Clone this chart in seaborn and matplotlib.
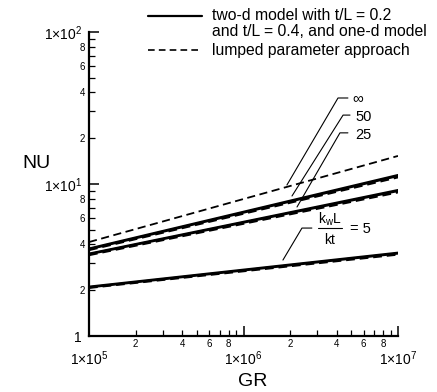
import numpy as np
import pandas as pd
import matplotlib
matplotlib.use("Agg")
import matplotlib.pyplot as plt
import seaborn as sns
from matplotlib.ticker import LogLocator, FuncFormatter, NullFormatter
from matplotlib.lines import Line2D

# ---- data ----
gr_ends = [1e5, 1e7]
nu_inf_lumped = [4.15, 15.3]
nu_50_tl02 = [3.76, 11.45]
nu_50_tl04 = [3.72, 11.3]
nu_50_lumped = [3.67, 11.05]
nu_25_tl02 = [3.48, 9.12]
nu_25_tl04 = [3.45, 9.0]
nu_25_lumped = [3.40, 8.8]
nu_5_tl02 = [2.11, 3.53]
nu_5_tl04 = [2.09, 3.49]
nu_5_lumped = [2.07, 3.43]

curve_labels = ["\u221e", "50", "25"]
legend_lines = ["two-d model with t/L = 0.2", "and t/L = 0.4, and one-d model",
                "lumped parameter approach"]

sns.set_theme(style="ticks")
plt.rcParams["font.family"] = ["Liberation Sans", "DejaVu Sans"]
plt.rcParams["mathtext.fontset"] = "custom"
plt.rcParams["mathtext.rm"] = "Liberation Sans"
plt.rcParams["mathtext.it"] = "Liberation Sans"
plt.rcParams["text.color"] = "black"
plt.rcParams["axes.labelcolor"] = "black"

W, H = 437, 392
fig = plt.figure(figsize=(W / 100, H / 100), dpi=100)
ax = fig.add_axes([89 / W, 56 / H, 309 / W, 304 / H])

solid = [nu_50_tl02, nu_50_tl04, nu_25_tl02, nu_25_tl04, nu_5_tl02, nu_5_tl04]
dashed = [nu_inf_lumped, nu_50_lumped, nu_25_lumped, nu_5_lumped]
for vals in solid:
    sns.lineplot(x=gr_ends, y=vals, ax=ax, color="black", lw=1.6)
for i, vals in enumerate(dashed):
    sns.lineplot(x=gr_ends, y=vals, ax=ax, color="black", lw=1.3 if i == 0 else 1.4,
                 linestyle=(0, (4.5, 2.5)))

ax.set_xscale("log")
ax.set_yscale("log")
ax.set_xlim(1e5, 1e7)
ax.set_ylim(1, 100)

for s in ["top", "right"]:
    ax.spines[s].set_visible(False)
for s in ["left", "bottom"]:
    ax.spines[s].set_linewidth(1.6)
    ax.spines[s].set_color("black")

def major_fmt(v, pos):
    e = int(round(np.log10(v)))
    if e == 0:
        return "1"
    return r"1$\times$10$^{%d}$" % e

def minor_fmt(v, pos):
    e = np.floor(np.log10(v) + 1e-9)
    m = int(round(v / 10 ** e))
    return str(m) if m in (2, 4, 6, 8) else ""

for axis in (ax.xaxis, ax.yaxis):
    axis.set_major_locator(LogLocator(base=10, numticks=10))
    axis.set_minor_locator(LogLocator(base=10, subs=np.arange(2, 10), numticks=20))
    axis.set_major_formatter(FuncFormatter(major_fmt))
    axis.set_minor_formatter(FuncFormatter(minor_fmt))

ax.tick_params(which="both", direction="in", color="black", labelcolor="black")
ax.tick_params(which="major", length=7, width=1.1, labelsize=10)
ax.tick_params(which="minor", length=4, width=0.9, labelsize=7)
ax.tick_params(axis="x", which="major", pad=10)
ax.tick_params(axis="x", which="minor", pad=2)
ax.tick_params(axis="y", which="major", pad=5)
ax.tick_params(axis="y", which="minor", pad=3)
ax.grid(False)

# axis titles
fig.text(36 / W, 1 - 163 / H, "NU", ha="center", va="center", fontsize=14)
fig.text(253 / W, 1 - 382 / H, "GR", ha="center", va="center", fontsize=14)

# legend (drawn manually)
fig.add_artist(Line2D([148 / W, 202 / W], [1 - 16 / H, 1 - 16 / H], color="black", lw=1.6))
fig.add_artist(Line2D([148 / W, 202 / W], [1 - 50 / H, 1 - 50 / H], color="black", lw=1.2,
                      linestyle=(0, (4, 2.5))))
fig.text(212 / W, 1 - 16 / H, legend_lines[0], ha="left", va="center", fontsize=11.3)
fig.text(212 / W, 1 - 32 / H, legend_lines[1], ha="left", va="center", fontsize=11.3)
fig.text(212 / W, 1 - 50 / H, legend_lines[2], ha="left", va="center", fontsize=11.3)

# leader lines and curve labels
leaders = [
    ([1.91e6, 4.09e6, 4.74e6], [9.85, 36.8, 36.8]),
    ([2.06e6, 4.41e6, 4.89e6], [8.34, 28.4, 28.4]),
    ([2.22e6, 4.21e6, 4.74e6], [7.06, 21.7, 21.7]),
    ([1.80e6, 2.39e6, 2.77e6], [3.16, 5.13, 5.13]),
]
for xs, ys in leaders:
    ax.plot(xs, ys, color="black", lw=0.8)
label_pos = [(5.04e6, 37.0), (5.27e6, 27.8), (5.27e6, 21.0)]
for lab, (x, y) in zip(curve_labels, label_pos):
    ax.text(x, y, lab, ha="left", va="center", fontsize=11 if lab == "\u221e" else 10.5)

ax.text(3.63e6, 5.85, r"k$_{\mathrm{w}}$L", ha="center", va="center", fontsize=10)
ax.plot([3.03e6, 4.34e6], [5.13, 5.13], color="black", lw=0.8)
ax.text(3.63e6, 4.3, "kt", ha="center", va="center", fontsize=10)
ax.text(4.89e6, 5.08, "= 5", ha="left", va="center", fontsize=10.5)

fig.savefig("out.png", dpi=100)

══════

- [Task instructions] Omit the pictures, then quote the rest of the material above exactly.

- [Answer to this exercise]
Clone this chart in seaborn and matplotlib.
import numpy as np
import pandas as pd
import matplotlib
matplotlib.use("Agg")
import matplotlib.pyplot as plt
import seaborn as sns
from matplotlib.ticker import LogLocator, FuncFormatter, NullFormatter
from matplotlib.lines import Line2D

# ---- data ----
gr_ends = [1e5, 1e7]
nu_inf_lumped = [4.15, 15.3]
nu_50_tl02 = [3.76, 11.45]
nu_50_tl04 = [3.72, 11.3]
nu_50_lumped = [3.67, 11.05]
nu_25_tl02 = [3.48, 9.12]
nu_25_tl04 = [3.45, 9.0]
nu_25_lumped = [3.40, 8.8]
nu_5_tl02 = [2.11, 3.53]
nu_5_tl04 = [2.09, 3.49]
nu_5_lumped = [2.07, 3.43]

curve_labels = ["\u221e", "50", "25"]
legend_lines = ["two-d model with t/L = 0.2", "and t/L = 0.4, and one-d model",
                "lumped parameter approach"]

sns.set_theme(style="ticks")
plt.rcParams["font.family"] = ["Liberation Sans", "DejaVu Sans"]
plt.rcParams["mathtext.fontset"] = "custom"
plt.rcParams["mathtext.rm"] = "Liberation Sans"
plt.rcParams["mathtext.it"] = "Liberation Sans"
plt.rcParams["text.color"] = "black"
plt.rcParams["axes.labelcolor"] = "black"

W, H = 437, 392
fig = plt.figure(figsize=(W / 100, H / 100), dpi=100)
ax = fig.add_axes([89 / W, 56 / H, 309 / W, 304 / H])

solid = [nu_50_tl02, nu_50_tl04, nu_25_tl02, nu_25_tl04, nu_5_tl02, nu_5_tl04]
dashed = [nu_inf_lumped, nu_50_lumped, nu_25_lumped, nu_5_lumped]
for vals in solid:
    sns.lineplot(x=gr_ends, y=vals, ax=ax, color="black", lw=1.6)
for i, vals in enumerate(dashed):
    sns.lineplot(x=gr_ends, y=vals, ax=ax, color="black", lw=1.3 if i == 0 else 1.4,
                 linestyle=(0, (4.5, 2.5)))

ax.set_xscale("log")
ax.set_yscale("log")
ax.set_xlim(1e5, 1e7)
ax.set_ylim(1, 100)

for s in ["top", "right"]:
    ax.spines[s].set_visible(False)
for s in ["left", "bottom"]:
    ax.spines[s].set_linewidth(1.6)
    ax.spines[s].set_color("black")

def major_fmt(v, pos):
    e = int(round(np.log10(v)))
    if e == 0:
        return "1"
    return r"1$\times$10$^{%d}$" % e

def minor_fmt(v, pos):
    e = np.floor(np.log10(v) + 1e-9)
    m = int(round(v / 10 ** e))
    return str(m) if m in (2, 4, 6, 8) else ""

for axis in (ax.xaxis, ax.yaxis):
    axis.set_major_locator(LogLocator(base=10, numticks=10))
    axis.set_minor_locator(LogLocator(base=10, subs=np.arange(2, 10), numticks=20))
    axis.set_major_formatter(FuncFormatter(major_fmt))
    axis.set_minor_formatter(FuncFormatter(minor_fmt))

ax.tick_params(which="both", direction="in", color="black", labelcolor="black")
ax.tick_params(which="major", length=7, width=1.1, labelsize=10)
ax.tick_params(which="minor", length=4, width=0.9, labelsize=7)
ax.tick_params(axis="x", which="major", pad=10)
ax.tick_params(axis="x", which="minor", pad=2)
ax.tick_params(axis="y", which="major", pad=5)
ax.tick_params(axis="y", which="minor", pad=3)
ax.grid(False)

# axis titles
fig.text(36 / W, 1 - 163 / H, "NU", ha="center", va="center", fontsize=14)
fig.text(253 / W, 1 - 382 / H, "GR", ha="center", va="center", fontsize=14)

# legend (drawn manually)
fig.add_artist(Line2D([148 / W, 202 / W], [1 - 16 / H, 1 - 16 / H], color="black", lw=1.6))
fig.add_artist(Line2D([148 / W, 202 / W], [1 - 50 / H, 1 - 50 / H], color="black", lw=1.2,
                      linestyle=(0, (4, 2.5))))
fig.text(212 / W, 1 - 16 / H, legend_lines[0], ha="left", va="center", fontsize=11.3)
fig.text(212 / W, 1 - 32 / H, legend_lines[1], ha="left", va="center", fontsize=11.3)
fig.text(212 / W, 1 - 50 / H, legend_lines[2], ha="left", va="center", fontsize=11.3)

# leader lines and curve labels
leaders = [
    ([1.91e6, 4.09e6, 4.74e6], [9.85, 36.8, 36.8]),
    ([2.06e6, 4.41e6, 4.89e6], [8.34, 28.4, 28.4]),
    ([2.22e6, 4.21e6, 4.74e6], [7.06, 21.7, 21.7]),
    ([1.80e6, 2.39e6, 2.77e6], [3.16, 5.13, 5.13]),
]
for xs, ys in leaders:
    ax.plot(xs, ys, color="black", lw=0.8)
label_pos = [(5.04e6, 37.0), (5.27e6, 27.8), (5.27e6, 21.0)]
for lab, (x, y) in zip(curve_labels, label_pos):
    ax.text(x, y, lab, ha="left", va="center", fontsize=11 if lab == "\u221e" else 10.5)

ax.text(3.63e6, 5.85, r"k$_{\mathrm{w}}$L", ha="center", va="center", fontsize=10)
ax.plot([3.03e6, 4.34e6], [5.13, 5.13], color="black", lw=0.8)
ax.text(3.63e6, 4.3, "kt", ha="center", va="center", fontsize=10)
ax.text(4.89e6, 5.08, "= 5", ha="left", va="center", fontsize=10.5)

fig.savefig("out.png", dpi=100)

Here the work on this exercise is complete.